Similarly, high-stakes competition and toxicity tend to go hand-in-hand, and Overwatch’s competitive mode already has an ugly toxic stain. Don’t get me wrong: Overwatch is absolutely not bereft of toxic players even in quick play, but it’s a game whose developer and community have at least tried to avoid the pitfalls of other online gaming communities. It’s a game about having fun and being a team player, one that thrives when players feel unafraid to experiment with heroes and strategies. That spirit pervades much of the game, and it shows in the way tense situations unfold. Generally, when somebody goes Full Shitlord, other players are like, “Chill. It’s not actually that big of a deal” or “Hey, losing isn’t the end of the world, especially if you gave it your all for your team.”
In competitive mode, it is a big deal, and I’ve already watched/listened to some players absolutely go for the throat after matches gone awry. Insults, threats, slurs—you name it. Apparently I’m not alone. To the victor goes the spoils. To the loser goes the spoilsports.
Blizzard’s gonna have to police this stuff harder than any company before them if they want to hold on to what makes Overwatch’s community special. They’ve got an uphill battle ahead of them. There’s a tendency for multiplayer game communities to consider competitive the Real mode, while quick play is for scrubs.
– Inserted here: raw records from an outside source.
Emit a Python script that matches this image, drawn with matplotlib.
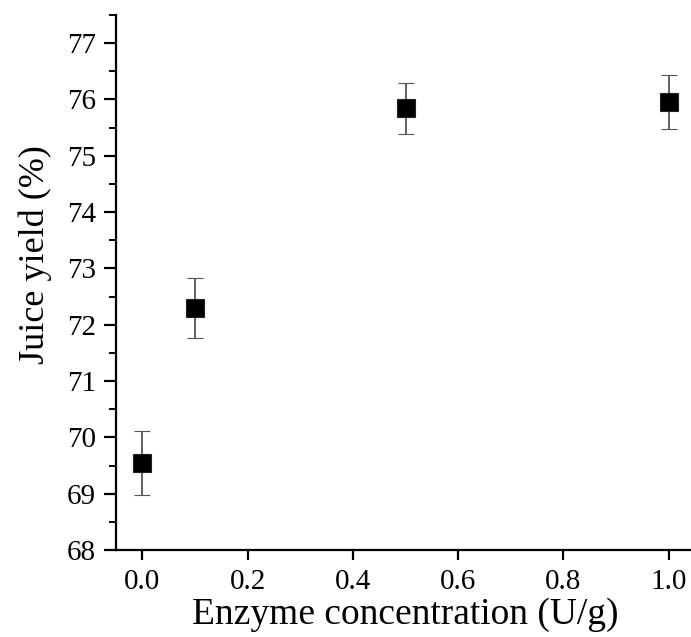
import matplotlib
matplotlib.use("Agg")
import matplotlib.pyplot as plt
from matplotlib.ticker import MultipleLocator

# Enzyme dose vs. juice yield (mean ± SD)
enzyme = [0.0, 0.1, 0.5, 1.0]
juice_yield = [69.54, 72.30, 75.84, 75.96]
yield_sd = [0.57, 0.53, 0.45, 0.48]

x_ticks = [0.0, 0.2, 0.4, 0.6, 0.8, 1.0]
x_tick_labels = ["0.0", "0.2", "0.4", "0.6", "0.8", "1.0"]
y_ticks = [68, 69, 70, 71, 72, 73, 74, 75, 76, 77]

plt.rcParams["font.family"] = ["Liberation Serif", "DejaVu Serif"]

fig = plt.figure(figsize=(6.91, 6.37), dpi=100)
ax = fig.add_axes([116 / 691, 87 / 637, 579 / 691, 535 / 637])

ax.errorbar(enzyme, juice_yield, yerr=yield_sd, fmt="s", color="black",
            markersize=12.5, markeredgecolor="#222222", markeredgewidth=0.8,
            ecolor="#555555", elinewidth=1.3, capsize=6, capthick=1.3,
            zorder=3)

ax.set_xlim(-0.05, 1.05)
ax.set_ylim(68, 77.5)
ax.set_xticks(x_ticks)
ax.set_xticklabels(x_tick_labels)
ax.set_yticks(y_ticks)
ax.yaxis.set_minor_locator(MultipleLocator(0.5))

for side in ("top", "right"):
    ax.spines[side].set_visible(False)
for side in ("left", "bottom"):
    ax.spines[side].set_linewidth(1.6)

ax.tick_params(axis="both", which="major", direction="out", length=8.5,
               width=1.6, labelsize=21, pad=6)
ax.tick_params(axis="x", which="major", length=7.5, pad=6)
ax.tick_params(axis="y", which="minor", direction="out", length=5, width=1.4)

ax.set_xlabel("Enzyme concentration (U/g)", fontsize=27, labelpad=2)
ax.set_ylabel("Juice yield (%)", fontsize=26)
ax.yaxis.set_label_coords(-0.11, 0.553)

fig.savefig("out.png", dpi=100, facecolor="white")
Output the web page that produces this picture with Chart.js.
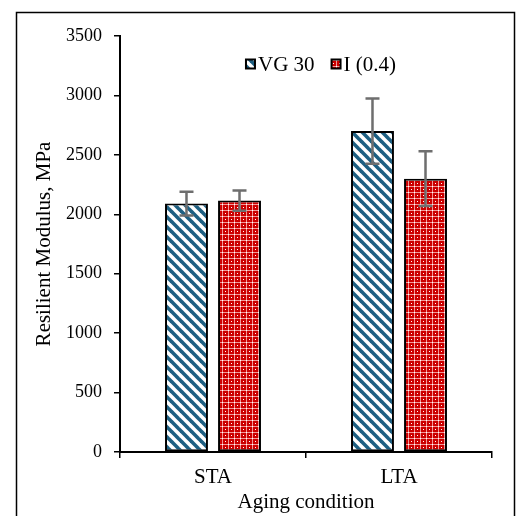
<!DOCTYPE html>
<html>
<head>
<meta charset="utf-8">
<title>Resilient Modulus</title>
<script src="https://cdn.jsdelivr.net/npm/chart.js@4.4.1/dist/chart.umd.min.js"></script>
<style>
  html, body { margin: 0; padding: 0; background: #ffffff; }
  #wrap { width: 516px; height: 516px; }
</style>
</head>
<body>
<div id="wrap"><canvas id="chart" width="516" height="516"></canvas></div>
<script>
// Resilient modulus by aging condition

const categories = ['STA', 'LTA'];
const vg30Values = [2090, 2700];
const vg30Errors = [100, 275];
const i04Values = [2115, 2300];
const i04Errors = [85, 230];
const yTicks = [0, 500, 1000, 1500, 2000, 2500, 3000, 3500];

const colors = {
  stripe: '#1d5f82',
  red: '#cc0000',
  error: '#6e6e6e',
  axis: '#000000',
  text: '#000000'
};

const fontFamily = "'Liberation Serif', 'Times New Roman', serif";

function makeStripePattern() {
  const c = document.createElement('canvas');
  c.width = 10;
  c.height = 10;
  const g = c.getContext('2d');
  g.fillStyle = '#ffffff';
  g.fillRect(0, 0, 10, 10);
  g.strokeStyle = colors.stripe;
  g.lineWidth = 3.6;
  for (let x0 = -10; x0 <= 10; x0 += 10) {
    g.beginPath();
    g.moveTo(x0 - 2, -2);
    g.lineTo(x0 + 12, 12);
    g.stroke();
  }
  return g.createPattern(c, 'repeat');
}

function makeDotPattern() {
  const c = document.createElement('canvas');
  c.width = 6;
  c.height = 6;
  const g = c.getContext('2d');
  g.fillStyle = colors.red;
  g.fillRect(0, 0, 6, 6);
  g.fillStyle = 'rgba(255, 200, 200, 0.75)';
  g.fillRect(0, 0, 6, 1);
  g.fillRect(0, 0, 1, 6);
  g.fillStyle = '#ffffff';
  g.fillRect(0, 0, 1, 1);
  g.fillRect(3, 3, 1, 1);
  return g.createPattern(c, 'repeat');
}

const errorBars = {
  id: 'errorBars',
  afterDatasetsDraw(chart) {
    const ctx = chart.ctx;
    const y = chart.scales.y;
    const errs = [vg30Errors, i04Errors];
    const vals = [vg30Values, i04Values];
    ctx.save();
    ctx.strokeStyle = colors.error;
    ctx.lineWidth = 2.5;
    chart.data.datasets.forEach((ds, di) => {
      const meta = chart.getDatasetMeta(di);
      meta.data.forEach((bar, i) => {
        const hi = y.getPixelForValue(vals[di][i] + errs[di][i]);
        const lo = y.getPixelForValue(vals[di][i] - errs[di][i]);
        const x = bar.x;
        ctx.beginPath();
        ctx.moveTo(x, hi);
        ctx.lineTo(x, lo);
        ctx.moveTo(x - 7, hi);
        ctx.lineTo(x + 7, hi);
        ctx.moveTo(x - 7, lo);
        ctx.lineTo(x + 7, lo);
        ctx.stroke();
      });
    });
    ctx.restore();
  }
};

// legend sits inside the plot area, a bit right of centre
const insideLegend = {
  id: 'insideLegend',
  afterDraw(chart) {
    const ctx = chart.ctx;
    const area = chart.chartArea;
    const box = 9;
    const gap = 3;
    const itemGap = 17;
    ctx.save();
    ctx.font = '21px ' + fontFamily;
    ctx.textBaseline = 'middle';
    ctx.textAlign = 'left';
    const items = chart.data.datasets.map(ds => ({
      label: ds.label,
      fill: ds.backgroundColor,
      w: box + gap + ctx.measureText(ds.label).width
    }));
    const total = items.reduce((s, it) => s + it.w, 0) + itemGap * (items.length - 1);
    let x = (area.left + area.right) / 2 + 15 - total / 2;
    const cy = area.top + 28;
    items.forEach(it => {
      ctx.fillStyle = it.fill;
      ctx.fillRect(x, cy - box / 2, box, box);
      ctx.strokeStyle = '#000000';
      ctx.lineWidth = 2;
      ctx.strokeRect(x, cy - box / 2, box, box);
      ctx.fillStyle = colors.text;
      ctx.fillText(it.label, x + box + gap, cy + 1);
      x += it.w + itemGap;
    });
    ctx.restore();
  }
};

const frame = {
  id: 'frame',
  beforeDraw(chart) {
    const ctx = chart.ctx;
    ctx.save();
    ctx.fillStyle = '#ffffff';
    ctx.fillRect(0, 0, chart.width, chart.height);
    ctx.strokeStyle = '#000000';
    ctx.lineWidth = 1.5;
    ctx.strokeRect(16.5, 12.5, 498, 520);
    ctx.restore();
  }
};

Chart.defaults.font.family = fontFamily;
Chart.defaults.color = colors.text;

new Chart(document.getElementById('chart'), {
  type: 'bar',
  data: {
    labels: categories,
    datasets: [
      {
        label: 'VG 30',
        data: vg30Values,
        backgroundColor: makeStripePattern(),
        borderColor: '#000000',
        borderWidth: 2,
        borderSkipped: false,
        categoryPercentage: 0.57,
        barPercentage: 0.81
      },
      {
        label: 'I (0.4)',
        data: i04Values,
        backgroundColor: makeDotPattern(),
        borderColor: '#000000',
        borderWidth: 2,
        borderSkipped: false,
        categoryPercentage: 0.57,
        barPercentage: 0.81
      }
    ]
  },
  options: {
    responsive: false,
    animation: false,
    layout: {
      padding: { left: 0, right: 24, top: 36, bottom: 0 }
    },
    plugins: {
      legend: { display: false },
      tooltip: { enabled: false }
    },
    scales: {
      x: {
        afterFit: (s) => { s.height = 64; },
        grid: {
          display: true,
          drawOnChartArea: false,
          drawTicks: true,
          tickLength: 6,
          color: colors.axis,
          lineWidth: 1.5
        },
        border: { color: colors.axis, width: 2 },
        ticks: {
          padding: 7,
          font: { size: 21 },
          color: colors.text
        },
        title: {
          display: true,
          text: 'Aging condition',
          font: { size: 21 },
          color: colors.text,
          padding: { top: 0, bottom: 1 }
        }
      },
      y: {
        min: 0,
        max: 3500,
        afterFit: (s) => { s.width = 120; },
        afterBuildTicks: (s) => { s.ticks = yTicks.map(v => ({ value: v })); },
        grid: {
          display: true,
          drawOnChartArea: false,
          drawTicks: true,
          tickLength: 6,
          color: colors.axis,
          lineWidth: 1.5
        },
        border: { color: colors.axis, width: 2 },
        ticks: {
          padding: 12,
          font: { size: 18 },
          color: colors.text,
          callback: (v) => String(v)
        },
        title: {
          display: true,
          text: 'Resilient Modulus, MPa',
          font: { size: 21 },
          color: colors.text,
          padding: { top: 32, bottom: 0 }
        }
      }
    }
  },
  plugins: [frame, errorBars, insideLegend]
});
</script>
</body>
</html>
I worry about what will happen to Overwatch if that mentality takes hold with competitive in its current state. If Blizzard allows all this sewage to seep into the fiber of Overwatch’s identity, it’s gonna be an ugly scene.
Overwatch is, most of the time, a feel-good team game. Introducing high-stakes competition with a muddled message about the importance of individual skill drags the game into confused, oftentimes negative territory. If Blizzard wants this thing to work, they’re gonna have to figure out a competitive framework that’s true to Overwatch’s spirit, rather than just the spirit of competition.